The logistics nobody spells out: you'll want a car
This is the part the glossy guides skip. The train serves Florence, Pisa, Lucca and (less conveniently) Siena well — but the hill towns, the Chianti vineyards and the Val d'Orcia are genuinely awkward by public transport. To roam the countryside on your own schedule you need a car, picked up outside Florence's centre (the historic core is a restricted ZTL zone with serious fines). If you'd rather not drive, the honest alternative is an organised day tour from Florence or Siena — wine tours, San Gimignano–Siena combos, Val d'Orcia photography days are all easy to book and take the parking and ZTL headache away. Either way, decide this early; it shapes the whole trip.
Where to base yourself
- Florence — best if your trip leans art and you'll day-trip the rest. Everything's walkable and the train hub is here.
- Siena — a better launch pad for the southern hill towns and the Val d'Orcia, and a glorious city in its own right.
- A countryside agriturismo — a farm stay in Chianti or the Val d'Orcia is the quintessential Tuscan experience: pool, vineyard, dinner from the land. You'll need a car, but this is where the region gets under your skin.
My usual steer: two nights in Florence, then move to the countryside or Siena rather than day-tripping everything from the city. Waking up among the vines is half the point.
Eating and drinking in Tuscany
This is wine country first. Chianti Classico (the black-rooster seal) between Florence and Siena, Brunello di Montalcino and Vino Nobile di Montepulciano in the south — visit a cantina and taste at the source. On the plate: bistecca alla fiorentina (the giant T-bone, sold by weight, easily €45–55 for two to share), pici (hand-rolled fat pasta) with ragù or cacio e pepe, ribollita (bread-and-bean soup), pecorino di Pienza, and cantucci dipped in Vin Santo to finish. As everywhere in Italy, eat a street back from the main piazza, not on it.
When to go
May–June and September are ideal: warm, the countryside green or golden, the harvest energy building toward the September vendemmia. July and August are hot and the cities crowded, though the hills stay pleasant.

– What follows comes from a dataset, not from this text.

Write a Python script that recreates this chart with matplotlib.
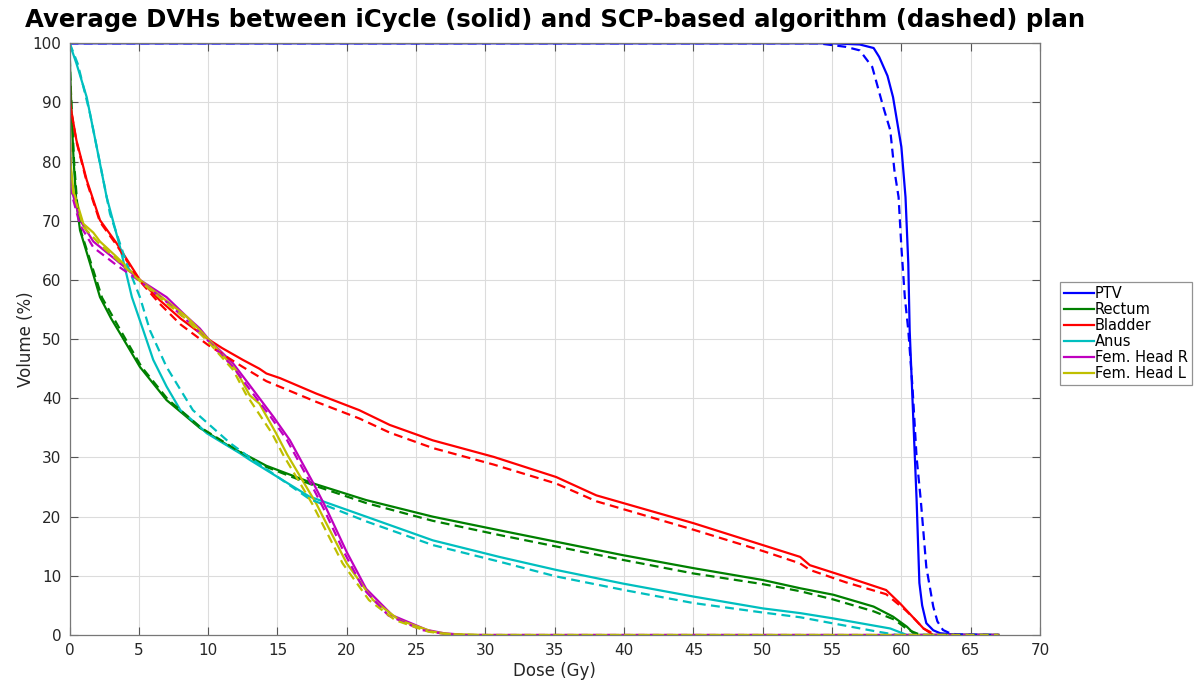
import matplotlib
matplotlib.use("Agg")
import matplotlib.pyplot as plt

# ---------------- data (dose in Gy, volume in %) ----------------
ptv_solid_x = [0, 55, 57, 58, 58.4, 59.0, 59.4, 60.0, 60.3, 60.5, 60.6, 60.8, 61.1, 61.3, 61.5, 61.8, 62.3, 62.8, 64, 67]
ptv_solid_y = [100, 100, 99.8, 99.2, 97.7, 94.5, 90.9, 82.5, 74, 62.8, 51.5, 40, 22.8, 8.8, 5, 2.0, 0.8, 0.3, 0.05, 0]
ptv_dash_x = [0, 54, 55, 56, 57, 57.9, 58.7, 59.2, 59.5, 59.8, 60.0, 60.25, 60.5, 60.8, 61.1, 61.4, 61.8, 62.3, 62.6, 63.0, 63.5, 64, 67]
ptv_dash_y = [100, 100, 99.7, 99.4, 98.8, 96, 89.2, 85.3, 78.5, 74, 65.6, 57.1, 51.5, 42, 30, 22.8, 11.5, 4.8, 2.3, 0.85, 0.3, 0.1, 0]

rect_solid_x = [0, 0.05, 0.15, 0.3, 0.5, 0.76, 1.48, 2.2, 3.0, 3.64, 5.08, 7.0, 9.4, 11.8, 13.0, 14.2, 17.6, 21.4, 26.2, 31.0, 34.6, 39.9, 45.0, 50.0, 52.7, 55.1, 58.0, 59.4, 60.4, 61.0, 67]
rect_solid_y = [100, 95, 88, 80, 73, 68.4, 62.8, 57.1, 53.5, 51, 45.3, 39.7, 35.0, 31.5, 30.1, 28.6, 25.6, 22.8, 20.0, 17.7, 16.0, 13.5, 11.3, 9.3, 7.9, 6.8, 4.8, 3.1, 1.4, 0, 0]
rect_dash_x = [0, 0.05, 0.17, 0.33, 0.55, 0.85, 1.6, 2.35, 3.8, 5.2, 7.1, 9.5, 11.9, 14.2, 17.6, 21.4, 26.2, 31.0, 34.6, 39.9, 45, 50, 52.7, 55.1, 58, 59.5, 60.5, 61.3, 61.7, 67]
rect_dash_y = [100, 95, 88, 80, 73, 68, 62.5, 57, 51, 45.3, 39.8, 35, 31.5, 28.4, 25.3, 22.3, 19.3, 16.9, 15.2, 12.7, 10.4, 8.6, 7.4, 6.0, 4.0, 2.6, 0.85, 0.1, 0, 0]

blad_solid_x = [0, 0.05, 0.16, 0.5, 1.24, 2.2, 3.4, 5.08, 6.5, 8.0, 10.0, 11.0, 12.5, 13.7, 14.2, 15.2, 17.8, 20.9, 23.1, 26.2, 30.6, 35.1, 38.0, 45, 50, 52.7, 53.4, 56, 58.9, 59.9, 60.8, 61.6, 62.3, 67]
blad_solid_y = [100, 90, 88.2, 83.6, 76.9, 70.1, 66.2, 60.0, 56.6, 53.5, 50.0, 48.5, 46.5, 45.0, 44.2, 43.4, 40.8, 38.0, 35.5, 32.9, 30.1, 26.7, 23.6, 18.9, 15.2, 13.2, 11.8, 9.85, 7.6, 5.35, 3.1, 1.1, 0, 0]
blad_dash_x = [0, 0.05, 0.16, 0.5, 1.24, 2.2, 3.4, 5.08, 6.5, 8.0, 10.0, 12.5, 14.2, 17.8, 20.9, 23.1, 26.2, 30.6, 35.1, 38.0, 45, 50, 52.7, 53.4, 56, 58.9, 60.3, 61.0, 61.6, 62.5, 67]
blad_dash_y = [100, 90, 88, 83.4, 76.6, 69.8, 65.9, 59.8, 56.0, 52.5, 49.0, 45.3, 42.9, 39.4, 36.6, 34.2, 31.6, 28.8, 25.6, 22.6, 17.8, 14.2, 12.1, 11.0, 8.9, 6.9, 4.2, 2.6, 1.1, 0, 0]

anus_solid_x = [0, 0.5, 1.24, 1.96, 2.68, 3.64, 4.5, 5.32, 6.04, 7.0, 8.0, 9.4, 9.9, 12.3, 13.0, 17.3, 21.4, 26.2, 27.4, 31.0, 35.1, 39.9, 45.0, 50.0, 52.7, 55.1, 59.2, 60.4, 67]
anus_solid_y = [100, 96.6, 90.9, 82.5, 74.0, 65.6, 57.1, 51.5, 46.5, 42, 38.0, 35.2, 34.1, 30.7, 29.6, 23.4, 20.0, 16.0, 15.3, 13.2, 11.0, 8.7, 6.5, 4.5, 3.7, 2.8, 1.1, 0, 0]
anus_dash_x = [0, 0.1, 0.6, 1.48, 2.2, 2.92, 4.12, 5.08, 5.8, 7.0, 8.9, 11.6, 13.0, 17.3, 21.4, 26.2, 31.0, 35.1, 40, 45, 50, 52.7, 55.1, 58.2, 59.7, 67]
anus_dash_y = [100, 99.5, 96.5, 88.1, 79.7, 71.2, 62.8, 57.1, 51.5, 45.3, 38.0, 32.4, 30.0, 23.0, 19.2, 15.2, 12.4, 9.9, 7.6, 5.4, 3.8, 3.0, 1.95, 0.6, 0, 0]

femr_solid_x = [0, 0.03, 0.08, 0.16, 0.76, 1.72, 3.4, 5.08, 7.0, 8.45, 9.4, 10.1, 11.8, 13.0, 14.7, 15.9, 17.6, 18.5, 20.0, 21.4, 23.3, 25.8, 27.0, 28.6, 67]
femr_solid_y = [100, 85, 78, 75.2, 70.1, 66.5, 63.3, 60.0, 57.1, 53.8, 51.8, 49.8, 45.9, 42.2, 36.9, 32.9, 25.6, 21.5, 14.0, 7.8, 3.3, 0.85, 0.3, 0, 0]
femr_dash_x = [0, 0.03, 0.08, 0.16, 0.76, 1.72, 3.4, 5.08, 7.0, 8.45, 10.1, 11.8, 13.0, 14.5, 15.7, 17.4, 18.3, 19.8, 21.2, 23.0, 25.4, 27.0, 28.5, 67]
femr_dash_y = [100, 84, 77, 74.5, 69.3, 65.5, 62.5, 59.8, 56.3, 53.2, 49.5, 45.3, 41.5, 36.9, 32.9, 25.6, 21.5, 14.0, 7.8, 3.3, 0.85, 0.2, 0, 0]

feml_solid_x = [0, 0.03, 0.08, 0.27, 1.0, 1.72, 2.2, 3.4, 5.08, 8.45, 9.4, 10.1, 12.0, 13.0, 13.7, 14.9, 15.7, 17.8, 20.0, 21.9, 23.8, 26.2, 27.5, 29.8, 67]
feml_solid_y = [100, 88, 79.7, 75.2, 69.5, 68.0, 66.5, 63.9, 60.0, 53.8, 51.5, 49.8, 44.8, 40.5, 39.1, 34.1, 30.5, 22.2, 12.1, 5.9, 2.5, 0.55, 0.15, 0, 0]
feml_dash_x = [0, 0.03, 0.08, 0.27, 1.0, 2.2, 3.4, 5.08, 8.45, 10.1, 11.8, 12.7, 14.6, 15.4, 17.5, 19.7, 21.6, 23.5, 25.9, 27.2, 29.5, 67]
feml_dash_y = [100, 87, 79, 74.8, 69.0, 66.0, 63.5, 59.8, 53.3, 49.3, 44.8, 40.8, 34.1, 30.5, 22.2, 12.1, 5.9, 2.5, 0.55, 0.15, 0, 0]

names = ["PTV", "Rectum", "Bladder", "Anus", "Fem. Head R", "Fem. Head L"]
colors = ["#0000ff", "#008000", "#ff0000", "#00bfbf", "#bf00bf", "#bfbf00"]
solid = [(ptv_solid_x, ptv_solid_y), (rect_solid_x, rect_solid_y), (blad_solid_x, blad_solid_y),
         (anus_solid_x, anus_solid_y), (femr_solid_x, femr_solid_y), (feml_solid_x, feml_solid_y)]
dashed = [(ptv_dash_x, ptv_dash_y), (rect_dash_x, rect_dash_y), (blad_dash_x, blad_dash_y),
          (anus_dash_x, anus_dash_y), (femr_dash_x, femr_dash_y), (feml_dash_x, feml_dash_y)]

x_ticks = list(range(0, 71, 5))
y_ticks = list(range(0, 101, 10))

# ---------------- figure ----------------
plt.rcParams['font.family'] = ['DejaVu Sans']
fig = plt.figure(figsize=(11.98, 6.81), dpi=100)
ax = fig.add_axes([69.5 / 1198, 46 / 681, (1040 - 69.5) / 1198, (635 - 43.3) / 681])

lw = 1.6
handles = []
for (xs, ys), c, n in zip(solid, colors, names):
    h, = ax.plot(xs, ys, color=c, lw=lw, label=n)
    handles.append(h)
for (xs, ys), c in zip(dashed, colors):
    ax.plot(xs, ys, color=c, lw=lw, linestyle=(0, (4.0, 2.4)))

ax.set_xlim(0, 70)
ax.set_ylim(0, 100)
ax.set_xticks(x_ticks)
ax.set_yticks(y_ticks)
ax.grid(True, color="#dcdcdc", lw=0.8)
ax.set_axisbelow(True)
ax.tick_params(direction="in", length=6, width=0.8, top=True, right=True,
               labelsize=11, colors="#555555", labelcolor="#262626", pad=6)
for s in ax.spines.values():
    s.set_color("#777777")
    s.set_linewidth(0.9)

ax.set_xlabel("Dose (Gy)", fontsize=12, color="#262626", labelpad=3)
ax.set_ylabel("Volume (%)", fontsize=12, color="#262626", labelpad=-2)
fig.text(555 / 1198, 1 - 20 / 681, "Average DVHs between iCycle (solid) and SCP-based algorithm (dashed) plan",
         ha="center", va="center", fontsize=17.6, fontweight="bold", color="black")

leg = fig.legend(handles=handles, loc="upper left", bbox_to_anchor=(1060 / 1198, 1 - 282 / 681),
                 fontsize=10.5, frameon=True, fancybox=False, handlelength=2.0, handletextpad=0.1,
                 labelspacing=0.06, borderpad=0.3, borderaxespad=0)
leg.get_frame().set_edgecolor("#777777")
leg.get_frame().set_linewidth(0.9)

fig.savefig("out.png", dpi=100)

Autumn is wine season and arguably the most beautiful light. Winter is quiet and cheap, with some countryside places closed. Whenever you come, book Florence's Uffizi and Accademia ahead — they sell out — and reserve vineyard visits, which often need notice.
Combining Tuscany with the rest of Italy
Tuscany slots straight into a bigger trip: Florence is about 1h30 from Rome and 2 hours from Venice by high-speed train. The classic week is Rome, then Florence-and-Tuscany, then Venice — see our one-week Italy itinerary. If Tuscany is your whole focus, give it five to seven days and don't rush the countryside.

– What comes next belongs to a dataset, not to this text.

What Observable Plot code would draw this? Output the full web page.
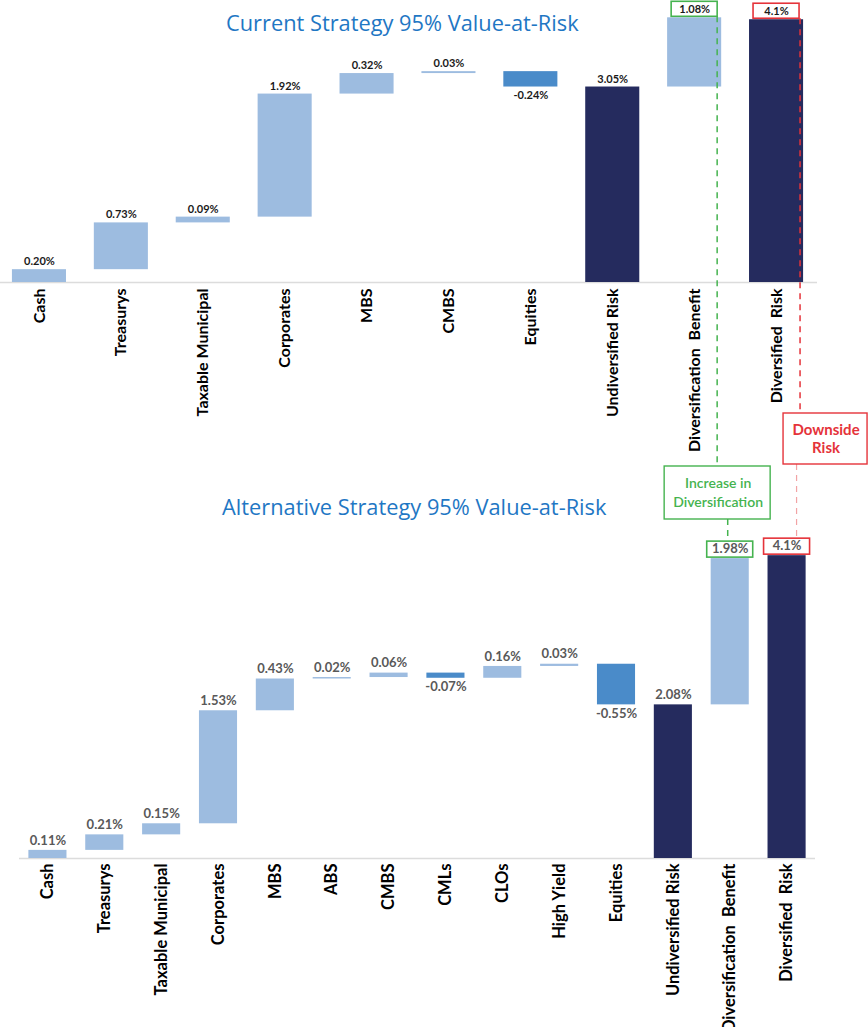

How many days in Tuscany: quick answers
Is 3 days enough for Tuscany?
It's enough for Florence plus one countryside or hill-town day, but it'll feel rushed. Four to five days lets you pair the art cities with Siena, San Gimignano and a wine day properly.

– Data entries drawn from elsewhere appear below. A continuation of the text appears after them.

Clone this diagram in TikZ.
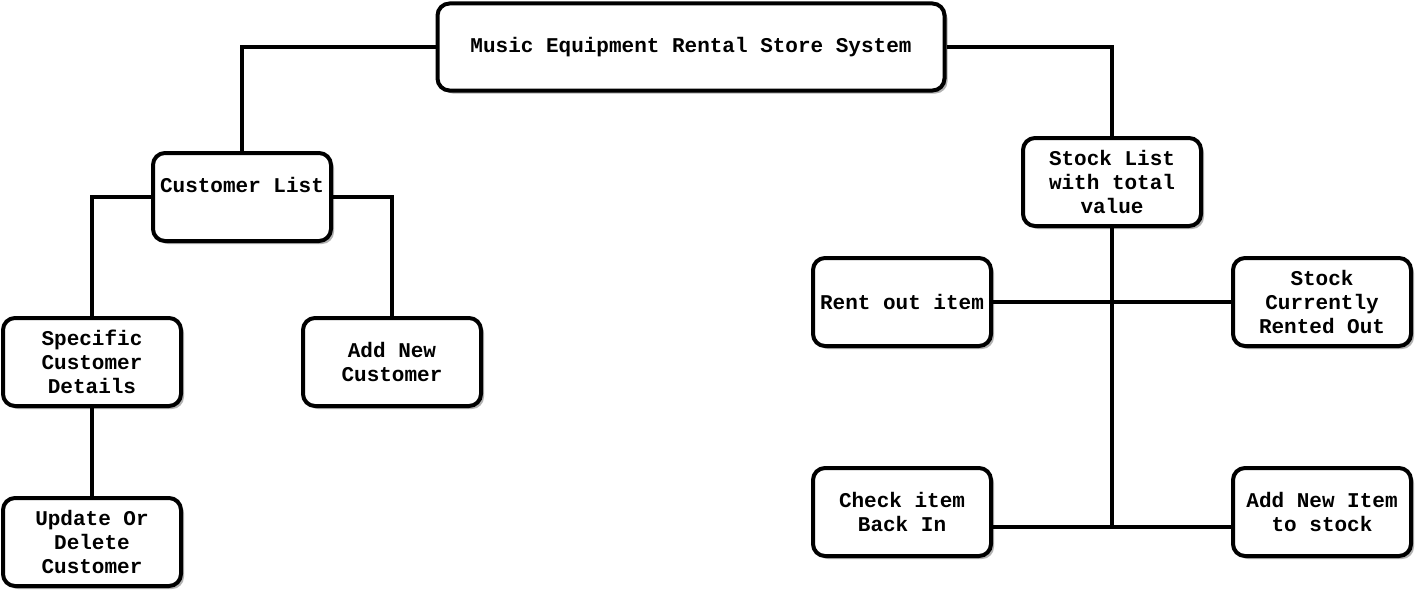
\documentclass[tikz,border=0pt]{standalone}
\usepackage{fontspec}
\setmonofont{Liberation Mono}
\usetikzlibrary{shadows}

\tikzset{
	box/.style={draw, fill=white, rectangle, rounded corners=12pt, line width=4pt,
		minimum width=178pt, minimum height=88pt, align=center, inner sep=0pt,
		font=\ttfamily\bfseries\fontsize{21}{24}\selectfont,
		drop shadow={shadow xshift=3pt, shadow yshift=-3pt, fill=black!30, opacity=1}},
	link/.style={draw, line width=3.5pt}
}

\begin{document}
\begin{tikzpicture}[x=1pt, y=-1pt]
		\useasboundingbox (0,0) rectangle (1418,594);
		% top box
		\node[box, minimum width=507pt, minimum height=87pt] (system) at (691, 47) {Music Equipment Rental Store System};
		% customer side
		\node[box] (customers) at (242, 197) {Customer List\\~};
		\node[box] (details) at (92, 362) {Specific\\Customer\\Details};
		\node[box] (newcustomer) at (392, 362) {Add New\\Customer};
		\node[box] (update) at (92, 542) {Update Or\\Delete\\Customer};
		% stock side
		\node[box] (stock) at (1112, 182) {Stock List\\with total\\value};
		\node[box] (rentout) at (902, 302) {Rent out item};
		\node[box] (rented) at (1322, 302) {Stock\\Currently\\Rented Out};
		\node[box] (checkin) at (902, 512) {Check item\\Back In};
		\node[box] (newitem) at (1322, 512) {Add New Item\\to stock};
		\coordinate (joint) at (1112, 527);

		\draw[link] (system.west) -| (customers.north);
		\draw[link] (system.east) -| (stock.north);
		\draw[link] (customers.west) -| (details.north);
		\draw[link] (customers.east) -| (newcustomer.north);
		\draw[link] (details.south) -- (update.north);
		\draw[link] (stock.south) -- (joint);
		\draw[link] (rentout.east) -- (rented.west);
		\draw[link] (checkin.east |- joint) -- (newitem.west |- joint);
	\end{tikzpicture}
\end{document}
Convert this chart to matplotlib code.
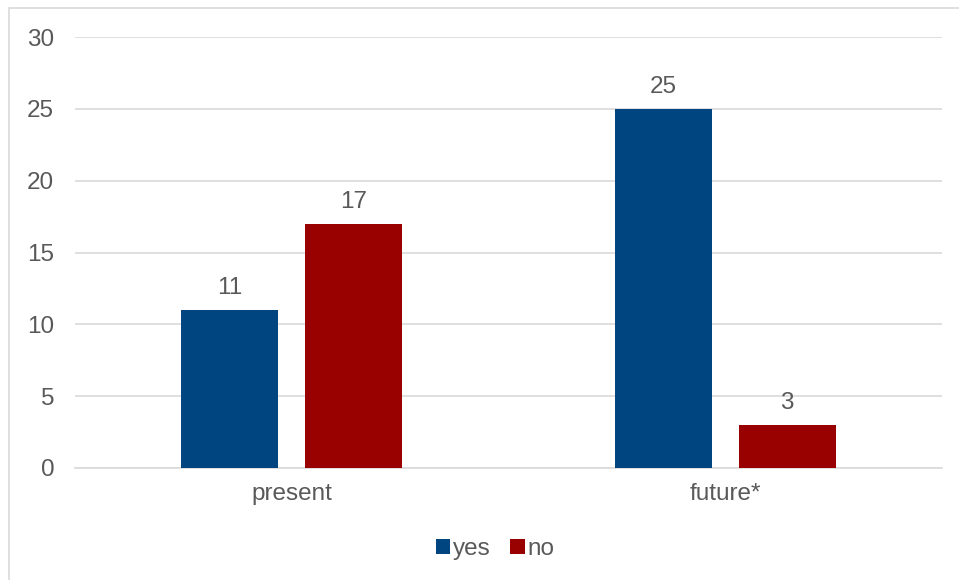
import matplotlib.pyplot as plt
import numpy as np
from matplotlib.patches import Rectangle

categories = ['present', 'future*']
yes_values = [11, 25]
no_values = [17, 3]

plt.rcParams['font.family'] = ['Liberation Sans', 'DejaVu Sans']
text_color = '#595959'
blue = '#00457F'
red = '#990000'
fs = 17.5

fig = plt.figure(figsize=(9.59, 5.80), dpi=100)
# ramka wykresu
fig.patches.append(Rectangle((9 / 959, -0.1), 1.2, 1 - 8 / 580 + 0.1,
                             transform=fig.transFigure, fill=False,
                             edgecolor='#D9D9D9', linewidth=1.2))
ax = fig.add_axes([75 / 959, 1 - 468 / 580, 867 / 959, 431 / 580])

x = np.arange(len(categories))
width = 0.224
offset = 0.143
bars_yes = ax.bar(x - offset, yes_values, width, color=blue, label='yes', zorder=3)
bars_no = ax.bar(x + offset, no_values, width, color=red, label='no', zorder=3)

for bars in (bars_yes, bars_no):
    for b in bars:
        ax.annotate(str(int(b.get_height())),
                    (b.get_x() + b.get_width() / 2, b.get_height()),
                    xytext=(0, 8), textcoords='offset points',
                    ha='center', va='bottom', fontsize=fs, color=text_color)

ax.set_xlim(-0.5, 1.5)
ax.set_ylim(0, 30)
ax.set_yticks(range(0, 31, 5))
ax.set_xticks(x)
ax.set_xticklabels(categories)
ax.tick_params(axis='both', length=0, labelsize=fs, labelcolor=text_color)
ax.tick_params(axis='y', pad=15)
ax.tick_params(axis='x', pad=11)
ax.grid(axis='y', color='#D9D9D9', linewidth=1.2, zorder=0)
for s in ['top', 'right', 'left']:
    ax.spines[s].set_visible(False)
ax.spines['bottom'].set_color('#D9D9D9')
ax.spines['bottom'].set_linewidth(1.2)

fig.legend(loc='center', bbox_to_anchor=(495 / 959, 1 - 549 / 580), ncol=2,
           frameon=False, fontsize=fs, labelcolor=text_color,
           handlelength=0.6, handleheight=0.6, handletextpad=0.1,
           columnspacing=0.8)

fig.savefig('out.png', dpi=100)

Do you need a car in Tuscany?
For the countryside, Chianti and the Val d'Orcia, effectively yes — public transport there is poor. The art cities (Florence, Pisa, Lucca) are easy by train. If you won't drive, use organised day tours for the hill towns and vineyards.
Is Florence in Tuscany the same as seeing Tuscany?
No. Florence is the regional capital, but the cypress hills, wine towns and medieval skylines are a separate experience that needs its own days outside the city.
What's the best base for exploring Tuscany?
Florence for an art-led trip, Siena for the southern hill towns, or a countryside agriturismo (with a car) for the full Tuscan-hills experience.